海を愛し、波に愛され、サーフィンと共に過ごした日々。
仲間達によって海へ旅立ち、海と一つになりました。
波に魅せられた生涯
2021年、レジェンドサーファーだった伊東富士夫氏は73歳の生涯に幕を閉じました。くげぬまEASYというサーフチームを立ち上げ、約45年もの間、湘南の海を愛し、多くのサーファー達にローカリズムを広めてきました。

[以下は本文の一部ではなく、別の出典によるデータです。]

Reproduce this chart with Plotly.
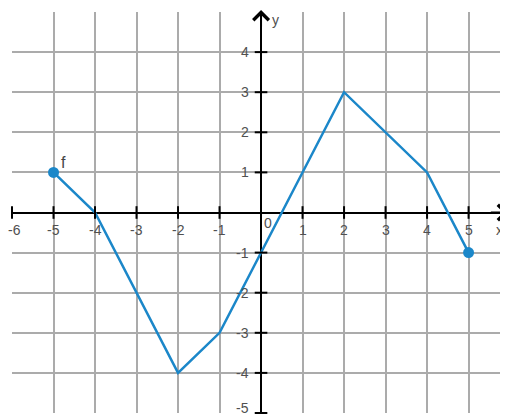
import plotly.graph_objects as go

# piecewise linear function f
x_vals = [-5, -4, -2, -1, 2, 4, 5]
y_vals = [1, 0, -4, -3, 3, 1, -1]

x_ticks = [-6, -5, -4, -3, -2, -1, 1, 2, 3, 4, 5]
y_ticks = [-5, -4, -3, -2, -1, 1, 2, 3, 4]

LINE_BLUE = '#1b87c9'
GRID = '#ababab'
TXT = '#505050'

fig = go.Figure()

# the function graph
fig.add_trace(go.Scatter(
    x=x_vals, y=y_vals, mode='lines',
    line=dict(color=LINE_BLUE, width=2.5),
    hoverinfo='skip'
))
# closed endpoints
fig.add_trace(go.Scatter(
    x=[x_vals[0], x_vals[-1]], y=[y_vals[0], y_vals[-1]], mode='markers',
    marker=dict(color=LINE_BLUE, size=11),
    cliponaxis=False, hoverinfo='skip'
))

# tick marks crossing the axes
fig.add_trace(go.Scatter(
    x=x_ticks, y=[0] * len(x_ticks), mode='markers',
    marker=dict(symbol='line-ns', size=9, line=dict(color='black', width=2)),
    cliponaxis=False, hoverinfo='skip'
))
fig.add_trace(go.Scatter(
    x=[0] * len(y_ticks), y=y_ticks, mode='markers',
    marker=dict(symbol='line-ew', size=9, line=dict(color='black', width=2)),
    cliponaxis=False, hoverinfo='skip'
))

annotations = []
for t in x_ticks:
    # leftmost label nudged in so it is not cut by the page edge
    annotations.append(dict(x=t, y=0, text=str(t), showarrow=False,
                            xanchor='center', yanchor='middle',
                            xshift=2 if t == x_ticks[0] else 0, yshift=-17))
for t in y_ticks:
    # lowest label nudged up so it stays on the page
    annotations.append(dict(x=0, y=t, text=str(t), showarrow=False,
                            xanchor='right', yanchor='middle', xshift=-10,
                            yshift=5 if t == y_ticks[0] else 0))
annotations.append(dict(x=0, y=0, text='0', showarrow=False,
                        xanchor='center', yanchor='middle', xshift=7, yshift=-10))
annotations.append(dict(x=5.95, y=0, text='x', showarrow=False,
                        xanchor='right', yanchor='middle', xshift=-3, yshift=-17))
annotations.append(dict(x=0, y=5, text='y', showarrow=False,
                        xanchor='center', yanchor='middle', xshift=14, yshift=-8))
annotations.append(dict(x=x_vals[0], y=y_vals[0], text='f', showarrow=False,
                        font=dict(size=16, color='#444444'),
                        xanchor='center', yanchor='middle', xshift=10, yshift=10))

# axis arrows
annotations.append(dict(x=5.95, y=0, ax=5.5, ay=0, xref='x', yref='y',
                        axref='x', ayref='y', text='', showarrow=True,
                        arrowhead=4, arrowsize=1.5, arrowwidth=2, arrowcolor='black'))
annotations.append(dict(x=0, y=5.05, ax=0, ay=4.6, xref='x', yref='y',
                        axref='x', ayref='y', text='', showarrow=True,
                        arrowhead=4, arrowsize=1.5, arrowwidth=2, arrowcolor='black'))

# page body has an 8px margin, so the figure is made 8px smaller
fig.update_layout(
    width=500, height=409, autosize=False,
    margin=dict(l=4, r=0, t=4, b=4),
    plot_bgcolor='white', paper_bgcolor='white',
    showlegend=False,
    font=dict(family='Liberation Sans, Arial, sans-serif', size=14, color=TXT),
    annotations=annotations,
)
fig.update_xaxes(range=[-6, 5.95], dtick=1, tick0=0, showgrid=True,
                 gridcolor=GRID, gridwidth=2, showticklabels=False, ticks='',
                 zeroline=True, zerolinecolor='black', zerolinewidth=2,
                 showline=False, fixedrange=True)
fig.update_yaxes(range=[-5, 5], dtick=1, tick0=0, showgrid=True,
                 gridcolor=GRID, gridwidth=2, showticklabels=False, ticks='',
                 zeroline=True, zerolinecolor='black', zerolinewidth=2,
                 showline=False, fixedrange=True)

fig.write_html("out.html")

彼は生涯をサーフィンに捧げ、その素晴らしさ、海を守ることの大切さを伝えてきました。
友人が創りあげるセレモニー
葬儀は親しい友人が中心となり執り行われました。コロナ禍でも大勢の仲間が彼の旅立ちを見送れるように5時間をかけて行われ、サーフィン仲間ら600名を超える参列者が集まりました。
ボブ・マーリーの音楽が流れる会場。天井まで届く大きな波のパネルの前には彼が愛した思い出の数々が飾られ、笑顔と涙で彼を偲ぶことができました。

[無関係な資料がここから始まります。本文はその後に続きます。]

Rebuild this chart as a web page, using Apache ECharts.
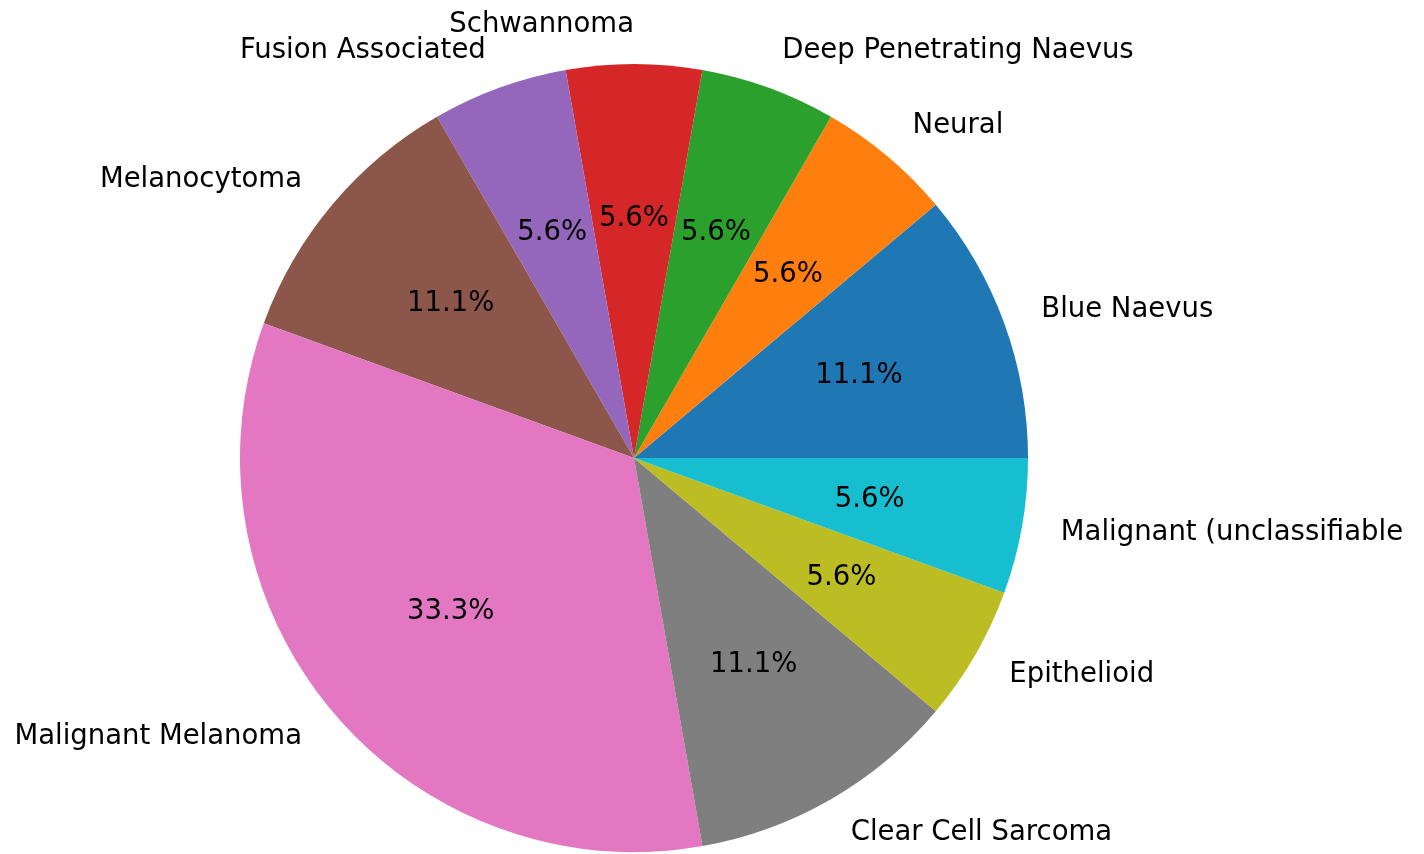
<!DOCTYPE html>
<html>
<head>
<meta charset="utf-8">
<script src="https://cdn.jsdelivr.net/npm/echarts@6/dist/echarts.min.js"></script>
<style>
html,body{margin:0;padding:0;background:#fff;}
#chart{width:1424px;height:854px;}
</style>
</head>
<body>
<div id="chart"></div>
<script>
// 类别与数量（逆时针，从3点钟方向开始）
var categories = ['Blue Naevus', 'Neural', 'Deep Penetrating Naevus', 'Schwannoma', 'Fusion Associated',
	'Melanocytoma', 'Malignant Melanoma', 'Clear Cell Sarcoma', 'Epithelioid', 'Malignant (unclassifiable'];
var counts = [2, 1, 1, 1, 1, 2, 6, 2, 1, 1];
var colors = ['#1f77b4', '#ff7f0e', '#2ca02c', '#d62728', '#9467bd', '#8c564b', '#e377c2', '#7f7f7f', '#bcbd22', '#17becf'];

var R = 394;
var center = [634, 458];
var font = 'DejaVu Sans';
var total = counts.reduce(function (a, b) { return a + b; }, 0);

var data = categories.map(function (name, i) {
	return { name: name, value: counts[i] };
});

var myChart = echarts.init(document.getElementById('chart'));
myChart.setOption({
	animation: false,
	color: colors,
	series: [
		{
			// 扇形本体 + 外部标签
			type: 'pie',
			center: center,
			radius: [0, R],
			startAngle: 0,
			clockwise: false,
			avoidLabelOverlap: false,
			silent: true,
			itemStyle: { borderWidth: 0 },
			label: {
				show: true,
				position: 'outside',
				formatter: '{b}',
				fontFamily: font,
				fontSize: 27.5,
				color: '#000',
				distanceToLabelLine: 0
			},
			// 正上方的标签（Schwannoma）右对齐
			labelLayout: function (params) {
				if (categories[params.dataIndex] === 'Schwannoma') {
					return { hideOverlap: false, align: 'right' };
				}
				return { hideOverlap: false };
			},
			labelLine: { show: false, length: R * 0.1, length2: 0 },
			data: data
		},
		{
			// 百分比标签（透明层，放在0.6R处）
			type: 'pie',
			center: center,
			radius: [0, R * 1.2],
			startAngle: 0,
			clockwise: false,
			silent: true,
			itemStyle: { color: 'rgba(0,0,0,0)', borderWidth: 0 },
			label: {
				show: true,
				position: 'inside',
				formatter: function (p) { return (p.value / total * 100).toFixed(1) + '%'; },
				fontFamily: font,
				fontSize: 27.5,
				color: '#000'
			},
			labelLayout: { hideOverlap: false },
			labelLine: { show: false },
			data: data
		}
	]
});
</script>
</body>
</html>
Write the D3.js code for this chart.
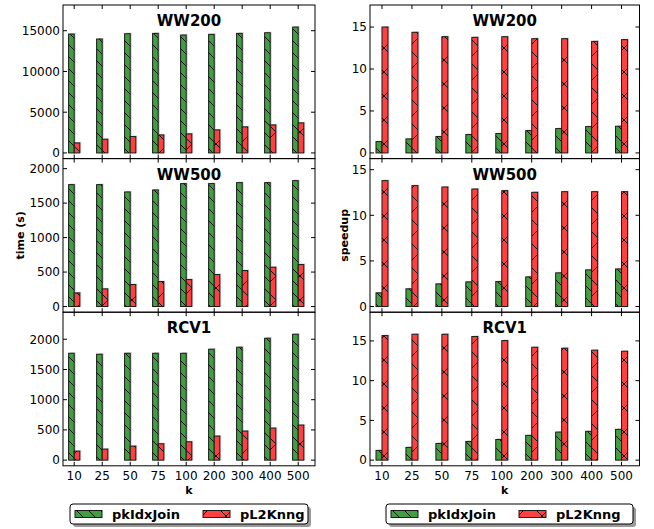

祭壇は彼の名前にちなんだ「富士山」と彼が愛した雄大な海の「波」をイメージして、愛用品のサーフボードやウェットスーツも飾られました。青い空に包まれた祭壇は鵠沼の海そのものでした。
パドルアウトセレモニー
彼への感謝と敬意をこめて、彼が生前愛した鵠沼の海で散骨が行われることになりました。散骨の際には多くの仲間が集まり、彼を見送りました。
サーファーだけでなく、彼を慕った多くの人々が陸からも彼の死を追悼しました。サーフ仲間たちがボードで沖にでると、海上で手をつなぎ、大きな大きな一つの輪となりました。そして信頼する友人の手によって海に散骨され、彼は海に還っていきました。

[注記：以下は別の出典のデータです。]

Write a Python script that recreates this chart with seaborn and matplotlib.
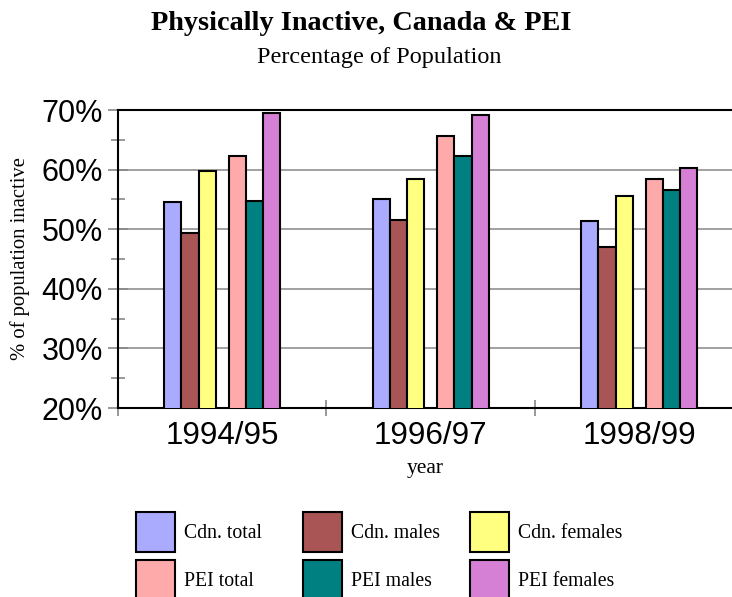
import matplotlib
matplotlib.use("Agg")
import matplotlib.pyplot as plt
import seaborn as sns
import pandas as pd
from matplotlib.patches import Patch
from matplotlib.ticker import FuncFormatter, MultipleLocator

years = ["1994/95", "1996/97", "1998/99"]
series = ["Cdn. total", "Cdn. males", "Cdn. females", "PEI total", "PEI males", "PEI females"]
cdn_total = [54.6, 55.1, 51.3]
cdn_males = [49.4, 51.6, 47.0]
cdn_females = [59.8, 58.5, 55.6]
pei_total = [62.3, 65.7, 58.4]
pei_males = [54.8, 62.3, 56.5]
pei_females = [69.5, 69.2, 60.3]
colors = ["#AAAAFF", "#AA5555", "#FFFF80", "#FFAAAA", "#008080", "#D580D5"]

values = [cdn_total, cdn_males, cdn_females, pei_total, pei_males, pei_females]
rows = []
for s, vals in zip(series, values):
    for y, v in zip(years, vals):
        rows.append({"year": y, "series": s, "value": v})
df = pd.DataFrame(rows)

# a blank hue slot separates the Canadian and PEI bars
gap = " "
hue_order = series[:3] + [gap] + series[3:]
palette = dict(zip(series, colors))
palette[gap] = "white"

fig = plt.figure(figsize=(7.32, 5.97), dpi=100)
ax = fig.add_axes([118 / 732, 1 - 408 / 597, 614 / 732, 298 / 597])

sns.barplot(data=df, x="year", y="value", hue="series", hue_order=hue_order,
            order=years, palette=palette, width=0.58, edgecolor="black",
            linewidth=1.5, saturation=1, ax=ax, legend=False, zorder=3)

# narrow the blank slot slightly: nudge each sub-group toward the centre
for p in ax.patches:
    cx = p.get_x() + p.get_width() / 2
    off = cx - round(cx)
    if off < -1e-6:
        p.set_x(p.get_x() + 0.011)
    elif off > 1e-6:
        p.set_x(p.get_x() - 0.011)

ax.set_ylim(20, 70)
ax.set_xlim(-0.5, 2.445)
ax.yaxis.set_major_locator(MultipleLocator(10))
ax.yaxis.set_minor_locator(MultipleLocator(5))
ax.yaxis.set_major_formatter(FuncFormatter(lambda v, p: f"{v:.0f}%"))
ax.grid(axis="y", which="major", color="#999999", linewidth=1.3, zorder=0)
ax.set_axisbelow(True)

ax.tick_params(axis="y", which="major", direction="inout", length=14, width=1.2,
               color="#888888", labelsize=22, pad=4)
ax.tick_params(axis="y", which="minor", direction="inout", length=10, width=1.2,
               color="#888888")
for lab in ax.get_yticklabels():
    lab.set_fontfamily("Liberation Sans")

ax.set_xticks([0, 1, 2])
ax.set_xticklabels(years, fontfamily="Liberation Sans", fontsize=22.6)
ax.set_xticks([-0.5, 0.5, 1.5], minor=True)
ax.tick_params(axis="x", which="major", length=0, pad=9)
ax.tick_params(axis="x", which="minor", direction="inout", length=12, width=1.2,
               color="#888888")

for side in ["left", "bottom", "top"]:
    ax.spines[side].set_color("black")
    ax.spines[side].set_linewidth(1.5)
ax.spines["right"].set_visible(False)

ax.set_xlabel("year", fontfamily="Liberation Serif", fontsize=15.5, labelpad=6)
ax.set_ylabel("% of population inactive", fontfamily="Liberation Serif",
              fontsize=14.9, labelpad=8)

fig.text(361 / 732, 1 - 23 / 597, "Physically Inactive, Canada & PEI",
         ha="center", va="center", fontfamily="Liberation Serif",
         fontweight="bold", fontsize=20.3)
fig.text(379 / 732, 1 - 57 / 597, "Percentage of Population",
         ha="center", va="center", fontfamily="Liberation Serif", fontsize=17.5)

# legend: three columns of two entries each
col_x = [136, 303, 470]
for i, x in enumerate(col_x):
    idx = [i, i + 3]
    handles = [Patch(facecolor=colors[j], edgecolor="black", linewidth=1.5) for j in idx]
    labels = [series[j] for j in idx]
    fig.legend(handles, labels, loc="upper left",
               bbox_to_anchor=(x / 732, 1 - 512 / 597), frameon=False,
               prop={"family": "Liberation Serif", "size": 14.2},
               handlelength=2.0, handleheight=2.75, handletextpad=0.45,
               labelspacing=0.4, borderpad=0, borderaxespad=0)

fig.savefig("out.png", dpi=100)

大切な友人を自分達で見送るという経験は、きっと永遠に心の中に残り、彼の魂は受け継がれていくことでしょう。
【担当者からの一言/森井さん】友人が主導で三密を避けながら華やかなお葬式でした。友人の皆様から故人へたくさんの感謝の気持ちがこもったスライドショーと思い出コーナーは、人柄やこれまでの生き様が分かる内容でした。ご家族も「故人の知らなかった一面を知ることができて本当にうれしい」と感謝の言葉を述べていました。“コロナ過だから葬儀は家族だけ”ではなく、“コロナ過でもどうしたら人が集まれる葬儀”をできるかを考えていかなければと実感いたしました。
【取材後記】故人が自らの「死」を持って、残された方々に生きていく上で一番大切な事を教えてくださると担当の森井さんから伺いました。たくさんの仲間やご家族と多くの思い出を共有する時間が最期につくれたことで、故人の想いを引き継ぎ、生きることの大切さを実感できるお式になったと思いました。